When I travel, shopping for baubles is the least of my interests. What I really love is to explore foreign environments and chat to the people who inhabit them and learn as much as I can about different lifestyles, landscapes, cultures, etc.

However, almost every silver lining has a cloud attached to it; and my enjoyment of these trips to distant locations is considerably marred by the fact that my mind won’t let me have peace and allow me to totally forget about Nigeria while I’m wallowing in the sights, pleasures and fascinations I encounter elsewhere!

Wherever I go, I am inexorably drawn into comparing whatever I am seeing or experiencing with what prevails back home. And it has to be said that viewing the overseas world through a Naija prism is never an uplifting exercise.

Why?

Because Nigeria is one of the most disappointing places on the planet! Because we have abundant natural resources, many clever citizens and so much potential but have chosen to settle for crudity, corruption, mediocrity and failure.

Because although nowhere outside Heaven is perfect, nearly everywhere I’ve ever visited is better than Nigeria overall. Because the very few places that are worse than Nigeria are so rock-bottom-awful that there is no pride whatsoever to be derived from coming from a nation that is superior to such hellholes.

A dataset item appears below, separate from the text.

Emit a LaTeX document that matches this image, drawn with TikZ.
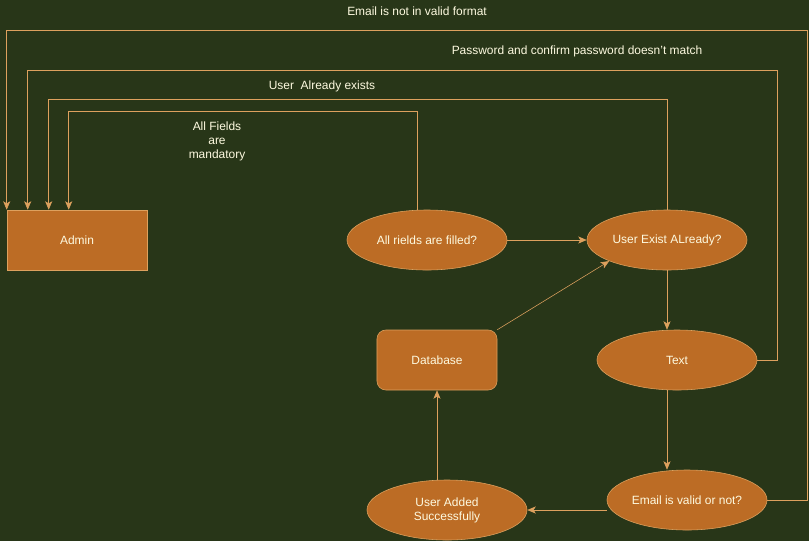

Anyway, dear Readers, I started this week’s column feeling quite cheerful and eagerly anticipating the journey ahead. But my mood has gradually changed.

As I am driven down a solid un-potholed American highway in a cosy high-tech American bus and pass countless modern American towns, well-tended American fields that look like pretty patchwork quilts and neat American factories that make lots of useful things, my heart is heavy and tears come to my eyes.

I yearn for a day when Nigeria will be like this.

Nasty thoughts

AN American professor friend of mine recently met a Nigerian professor neither of us know at an academic function on the West Coast and was very taken aback by a remark the Nigerian made.

The American had tried to strike up a conversation with the Nigerian by asking him how things were going in Nigeria. And he was expecting the Nigerian to either provide a short, polite, superficial response or an intellectual analysis.

But the Nigerian just angrily blurted out the following words: “The only solution to Nigeria’s problems would be to invite every single politician to a Town Hall Meeting in Abuja and then throw a bomb at the venue to wipe them all out!”

My American friend expected me to be as shocked as he was by what he described as “an extremely alarming reaction.” But I shrugged and told him that I wasn’t remotely surprised because I’ve heard several Nigerians making this kind of comment about Nigerian politicians over the years.

Most Nigerians bow and scrape in front of governors, ministers, local government chairmen, etc. But it’s all eye service based on the fact that these guys control the economy and will, as a general rule, only dish out patronage to those who kiss their feet.

If anyone requires evidence that political praise-singers are being utterly insincere, you need look no further than the shabby treatment they mete out to these VIPs when they are eventually toppled from their powerful perches.

And you know what? While I think it unhealthy for people to have nasty thoughts about their fellow human beings and while I acknowledge the fact that some Nigerian politicians are decent, most Nigerian politicians are bad and largely responsible for the venom that is directed at them behind their backs and should ask themselves why so many of their compatriots hate them so much.

Unpatriotic? Thoughts

Last night in Washington, a fellow Nigerian accused me of having an unpatriotic mindset because I frequently criticise Nigeria. I don’t know about you, but I don’t define a patriot as someone who sweeps rubbish under the carpet and makes positive remarks about seriously bad situations purely to be “loyal.”

 To me, a REAL patriot is someone who identifies a problem that is undermining the nation’s wellbeing and image…and keeps making noise about the problem until it is solved.